Our company already internally replaced flytekit.task with our own custom decorator. This also allowed us to overwrite the flytekit types to look only at the runtime types:

from typing import Callable, Optional, ParamSpec, TypeVar, Union, overload
from flytekit.core.task import task as flytekit_task

FuncOut = TypeVar("FuncOut")
FuncIn = ParamSpec("FuncIn")

@overload
def our_task(
    _task_function: None = ...,
    **kwargs,
) -> Callable[[Callable[FuncIn, FuncOut]], Callable[FuncIn, FuncOut]]: ...

@overload
def our_task(
    _task_function: Callable[FuncIn, FuncOut],
    **kwargs,
) -> Callable[FuncIn, FuncOut]: ...

def our_task(
    _task_function: Optional[Callable[FuncIn, FuncOut]] = None,
    **kwargs,
) -> Union[Callable[FuncIn, FuncOut], Callable[[Callable[FuncIn, FuncOut]], Callable[FuncIn, FuncOut]]]:
    # Do some other stuff here
    # ...

    # Then actually call the flytekit task
    def wrapped(_func: Callable[FuncIn, FuncOut]) -> Callable[FuncIn, FuncOut]:
        # As we want to type check the runtime
        return flytekit_task(_task_function=target_fn(_func), **kwargs)  # type: ignore

    if _task_function:
        return wrapped(_task_function)
    else:
        return wrapped

This can be done in a similar way for other flytekit decorators like workflow or dynamic.

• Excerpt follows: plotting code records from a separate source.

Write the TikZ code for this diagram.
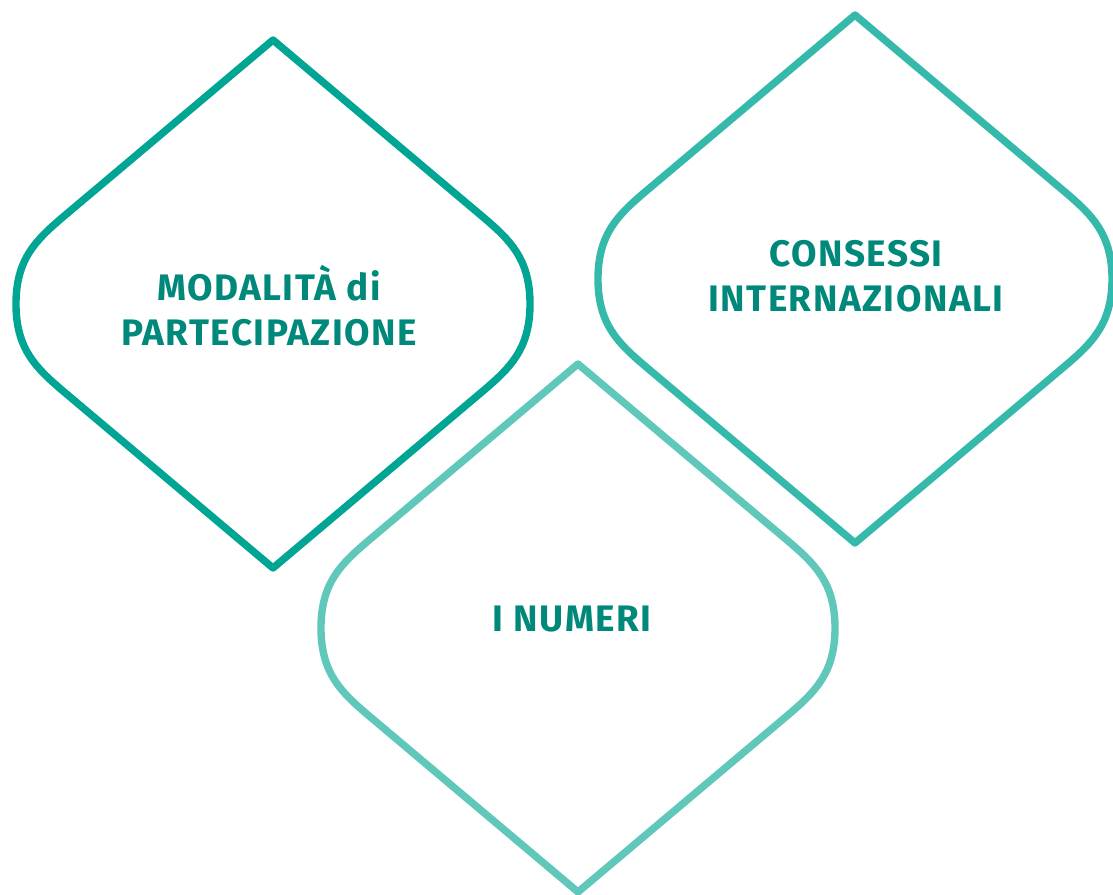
\documentclass[tikz,border=0pt]{standalone}
\usepackage{fontspec}
\setmainfont{Fira Sans}

\definecolor{petalA}{HTML}{00A693}
\definecolor{petalB}{HTML}{35B9AB}
\definecolor{petalC}{HTML}{60C8BB}
\definecolor{titleteal}{HTML}{00897A}

\tikzset{
  petal/.pic={
    \draw (0,-264) -- (210,-87)
      .. controls (237,-64) and (257,-45) .. (257,0)
      .. controls (257,45) and (237,64) .. (210,87)
      -- (0,264) -- (-210,87)
      .. controls (-237,64) and (-257,45) .. (-257,0)
      .. controls (-257,-45) and (-237,-64) .. (-210,-87)
      -- cycle;
  },
  petal line/.style={line width=4.2pt,line join=round},
  every node/.style={font=\bfseries\fontsize{21}{25.5}\selectfont\addfontfeature{LetterSpace=4},text=titleteal,align=center}
}

\begin{document}
\begin{tikzpicture}[x=0.02cm,y=-0.02cm]
\useasboundingbox (0,0) rectangle (1113,895);
\pic[petal line,color=petalA] at (273,304) {petal};
\pic[petal line,color=petalB] at (855,279) {petal};
\pic[petal line,color=petalC] at (578,628) {petal};

\node (modalita) at (269,306) {MODALITÀ di\\PARTECIPAZIONE};
\node (consessi) at (856,276) {CONSESSI\\INTERNAZIONALI};
\node (numeri) at (572,619) {I NUMERI};
\end{tikzpicture}
\end{document}
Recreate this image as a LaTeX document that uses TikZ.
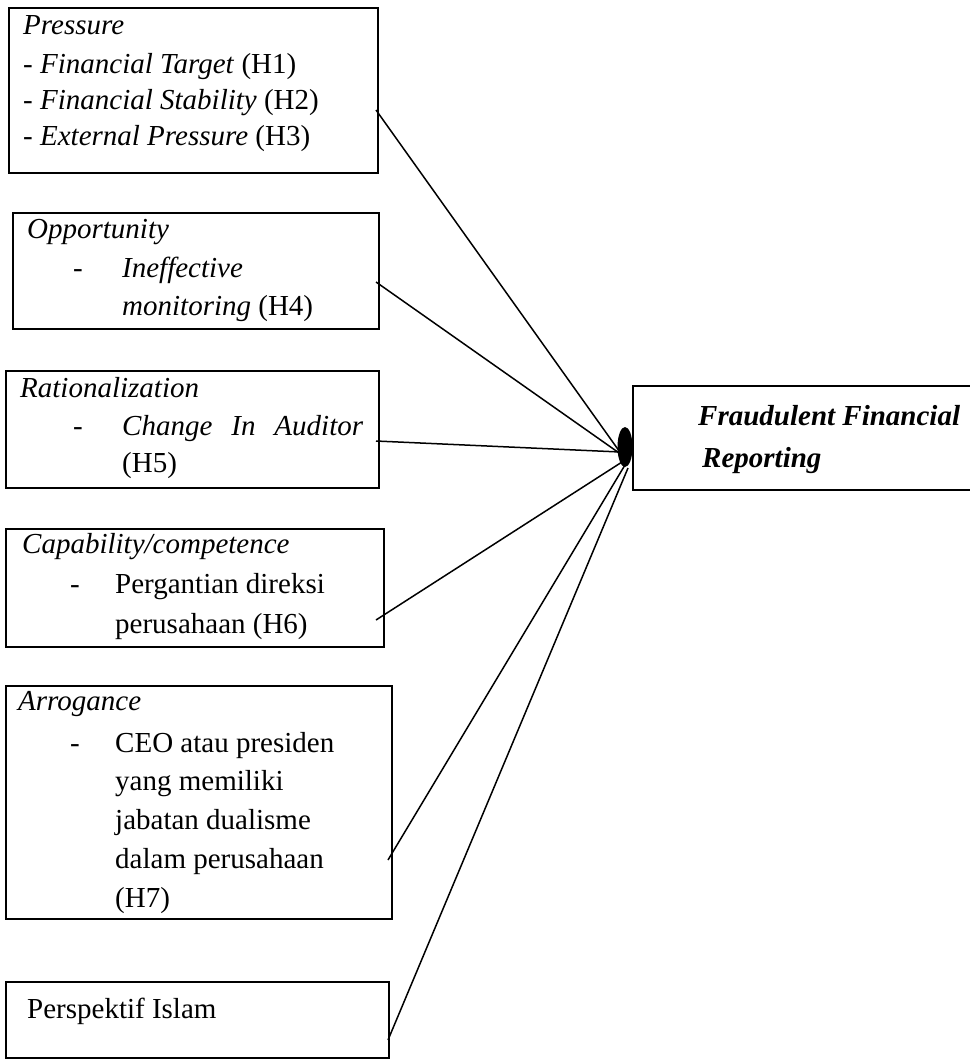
\documentclass[tikz,border=0pt]{standalone}
\usepackage{fontspec}
\setmainfont{Liberation Serif}
\usetikzlibrary{shapes.geometric}
\tikzset{
  boxnode/.style={draw, line width=1.8pt, anchor=north west, inner sep=0pt},
  txt/.style={anchor=base west, inner sep=0pt, font=\fontsize{29}{35}\selectfont},
  conn/.style={line width=1.5pt},
}
\begin{document}
\begin{tikzpicture}[x=1pt,y=-1pt]
\useasboundingbox (0,0) rectangle (969,1060);
% boxes
\node[boxnode, minimum width=369pt, minimum height=165pt] (pressure) at (8,7) {};
\node[boxnode, minimum width=366pt, minimum height=116pt] (opp) at (12,212) {};
\node[boxnode, minimum width=373pt, minimum height=117pt] (rat) at (5,370) {};
\node[boxnode, minimum width=378pt, minimum height=118pt] (cap) at (5,528) {};
\node[boxnode, minimum width=386pt, minimum height=233pt] (arr) at (5,685) {};
\node[boxnode, minimum width=383pt, minimum height=76pt] (isl) at (5,981) {};
\node[boxnode, minimum width=360pt, minimum height=104pt] (ffr) at (632,385) {};
% hub
\node[ellipse, fill=black, minimum width=15pt, minimum height=40pt, inner sep=0pt] (hub) at (625,447) {};
% texts
\node[txt] (t1a) at (23,34) {\textit{Pressure}};
\node[txt] (t1b) at (23,73) {- \textit{Financial Target} (H1)};
\node[txt] (t1c) at (23,109) {- \textit{Financial Stability} (H2)};
\node[txt] (t1d) at (23,145) {- \textit{External Pressure} (H3)};
\node[txt] (t2a) at (27,238) {\textit{Opportunity}};
\node[txt] (t2d) at (73,277) {-};
\node[txt] (t2b) at (122,277) {\textit{Ineffective}};
\node[txt] (t2c) at (122,315) {\textit{monitoring} (H4)};
\node[txt] (t3a) at (20,397) {\textit{Rationalization}};
\node[txt] (t3d) at (73,435) {-};
\node[txt] (t3b) at (122,435) {\makebox[241pt][s]{\textit{Change In Auditor}}};
\node[txt] (t3c) at (122,472) {(H5)};
\node[txt] (t4a) at (22,553) {\textit{Capability/competence}};
\node[txt] (t4d) at (70,593) {-};
\node[txt] (t4b) at (115,593) {Pergantian direksi};
\node[txt] (t4c) at (115,633) {perusahaan (H6)};
\node[txt] (t5a) at (18,710) {\textit{Arrogance}};
\node[txt] (t5d) at (70,752) {-};
\node[txt] (t5b) at (115,752) {CEO atau presiden};
\node[txt] (t5c) at (115,790) {yang memiliki};
\node[txt] (t5e) at (115,829) {jabatan dualisme};
\node[txt] (t5f) at (115,868) {dalam perusahaan};
\node[txt] (t5g) at (115,907) {(H7)};
\node[txt] (t6a) at (27,1018) {Perspektif Islam};
\node[txt] (t7a) at (698,425) {\textbf{\textit{Fraudulent Financial}}};
\node[txt] (t7b) at (702,467) {\textbf{\textit{Reporting}}};
% connector end points
\coordinate (c1) at (376,110);
\coordinate (c2) at (376,282);
\coordinate (c3) at (376,441);
\coordinate (c4) at (376,620);
\coordinate (c5) at (388,860);
\coordinate (c6) at (388,1040);
\coordinate (h1) at (622,455);
\coordinate (h2) at (622,455);
\coordinate (h3) at (620,452);
\coordinate (h4) at (622,462);
\coordinate (h5) at (625,465);
\coordinate (h6) at (628,468);
\draw[conn] (c1) -- (h1);
\draw[conn] (c2) -- (h2);
\draw[conn] (c3) -- (h3);
\draw[conn] (c4) -- (h4);
\draw[conn] (c5) -- (h5);
\draw[conn] (c6) -- (h6);
\end{tikzpicture}
\end{document}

It allows us to type check workflows for their runtime view but also causes issues one needs to be aware of:

from flytekit import workflow, Resources

@our_task
def add_one(a: int) -> int:
    return a + 1

@workflow
def my_workflow() -> int:
    start: int = 0

    # res will be an int in pyright as we use `our_task`
    res = add_one(a=start)

    # IMPORTANT!
    # The pyright types will be wrong but allow type checking, i.e.
    # this type assertion will fail: 
    # assert isinstance(res, int)
    # as res is actually still a Promise:
    print(type(res)) # <class 'flytekit.core.promise.Promise'>

    # When using anything related to `flytekit` Promises, as e.g. `with_overrides`, we need a small workaround:
    res2 = add_one(a=res) # res2 will still be an int in pyright

    # With overrides is called separately and needs type: ignore as pyright sees res2 as an int and not a Promise
    res2.with_overrides(requests=Resources(cpu="0.1", mem="500Mi"))  # type: ignore

    return res2
eapolinario commented 3 months ago

I wasn't aware that we can use TYPE_CHECKING inside class definitions, e.g. https://github.com/zen-xu/sunray/blob/c164537614d050a4acd67318913b6092ada799c8/sunray/_internal/dag.py#L49.

We could use this trick to provide a different type signature during at type-checking time.

fellhorn commented 3 months ago

Indeed, we could offer the runtime types with this trick. I think this would still not solve the issue as flytekit types could still not be expressed at the same time. Graph node functions in the workflow like .with_overrides would then be missing at type-checking time as described above.

Might be still a better developer experience?